*Directive:* Begin with the first line of the material and write out each line exactly, ending with the line that contains "EXPLODE = 0.23". Pictures are not part of the copy.

*Data section:*
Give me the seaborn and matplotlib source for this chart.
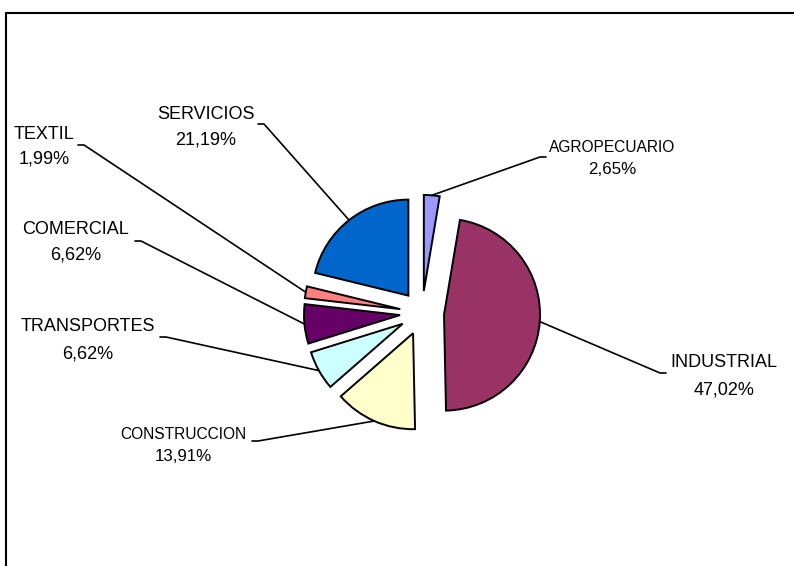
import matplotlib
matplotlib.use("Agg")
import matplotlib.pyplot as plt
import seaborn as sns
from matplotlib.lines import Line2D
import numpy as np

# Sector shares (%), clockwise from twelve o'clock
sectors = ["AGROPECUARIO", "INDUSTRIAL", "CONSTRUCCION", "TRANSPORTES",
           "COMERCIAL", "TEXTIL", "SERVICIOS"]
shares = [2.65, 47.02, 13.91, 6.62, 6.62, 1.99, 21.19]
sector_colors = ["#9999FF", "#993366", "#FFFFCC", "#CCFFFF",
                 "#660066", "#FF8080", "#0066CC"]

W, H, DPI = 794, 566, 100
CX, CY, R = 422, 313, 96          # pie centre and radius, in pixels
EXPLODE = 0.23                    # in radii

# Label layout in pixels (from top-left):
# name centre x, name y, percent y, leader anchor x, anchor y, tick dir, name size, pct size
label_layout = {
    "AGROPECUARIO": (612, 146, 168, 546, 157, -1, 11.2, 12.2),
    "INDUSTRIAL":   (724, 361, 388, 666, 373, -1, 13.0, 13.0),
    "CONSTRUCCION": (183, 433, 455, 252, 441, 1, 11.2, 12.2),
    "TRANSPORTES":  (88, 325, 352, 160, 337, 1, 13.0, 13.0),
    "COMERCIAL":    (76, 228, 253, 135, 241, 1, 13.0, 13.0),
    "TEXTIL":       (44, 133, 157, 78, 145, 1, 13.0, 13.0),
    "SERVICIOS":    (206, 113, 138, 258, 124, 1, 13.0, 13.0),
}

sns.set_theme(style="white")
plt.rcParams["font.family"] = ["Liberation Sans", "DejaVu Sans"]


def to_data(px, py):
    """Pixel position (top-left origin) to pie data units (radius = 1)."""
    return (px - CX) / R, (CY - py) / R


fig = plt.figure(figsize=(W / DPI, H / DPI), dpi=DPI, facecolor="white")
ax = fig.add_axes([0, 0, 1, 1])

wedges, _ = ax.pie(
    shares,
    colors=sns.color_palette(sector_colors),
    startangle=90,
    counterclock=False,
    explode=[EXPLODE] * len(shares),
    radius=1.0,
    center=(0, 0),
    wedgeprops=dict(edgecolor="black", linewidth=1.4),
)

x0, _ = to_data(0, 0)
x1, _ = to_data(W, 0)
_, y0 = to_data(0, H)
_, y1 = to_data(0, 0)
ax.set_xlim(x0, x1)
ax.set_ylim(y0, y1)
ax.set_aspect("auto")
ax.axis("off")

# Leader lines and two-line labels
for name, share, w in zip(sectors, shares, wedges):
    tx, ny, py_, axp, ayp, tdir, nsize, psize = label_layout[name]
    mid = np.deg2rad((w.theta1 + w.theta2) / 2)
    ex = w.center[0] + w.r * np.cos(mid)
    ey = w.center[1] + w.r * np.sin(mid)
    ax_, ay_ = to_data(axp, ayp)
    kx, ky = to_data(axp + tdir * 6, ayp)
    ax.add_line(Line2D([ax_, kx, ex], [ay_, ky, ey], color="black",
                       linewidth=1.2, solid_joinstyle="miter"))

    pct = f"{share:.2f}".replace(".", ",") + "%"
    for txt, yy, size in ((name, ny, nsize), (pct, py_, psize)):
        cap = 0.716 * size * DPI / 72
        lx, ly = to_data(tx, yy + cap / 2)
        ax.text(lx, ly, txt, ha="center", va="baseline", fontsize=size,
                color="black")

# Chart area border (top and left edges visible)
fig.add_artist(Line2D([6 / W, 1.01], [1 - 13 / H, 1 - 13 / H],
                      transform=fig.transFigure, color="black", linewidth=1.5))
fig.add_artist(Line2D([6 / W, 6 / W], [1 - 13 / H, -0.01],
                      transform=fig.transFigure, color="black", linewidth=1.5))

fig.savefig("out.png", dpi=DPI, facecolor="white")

*Written solution:*
Give me the seaborn and matplotlib source for this chart.
import matplotlib
matplotlib.use("Agg")
import matplotlib.pyplot as plt
import seaborn as sns
from matplotlib.lines import Line2D
import numpy as np

# Sector shares (%), clockwise from twelve o'clock
sectors = ["AGROPECUARIO", "INDUSTRIAL", "CONSTRUCCION", "TRANSPORTES",
           "COMERCIAL", "TEXTIL", "SERVICIOS"]
shares = [2.65, 47.02, 13.91, 6.62, 6.62, 1.99, 21.19]
sector_colors = ["#9999FF", "#993366", "#FFFFCC", "#CCFFFF",
                 "#660066", "#FF8080", "#0066CC"]

W, H, DPI = 794, 566, 100
CX, CY, R = 422, 313, 96          # pie centre and radius, in pixels
EXPLODE = 0.23                    # in radii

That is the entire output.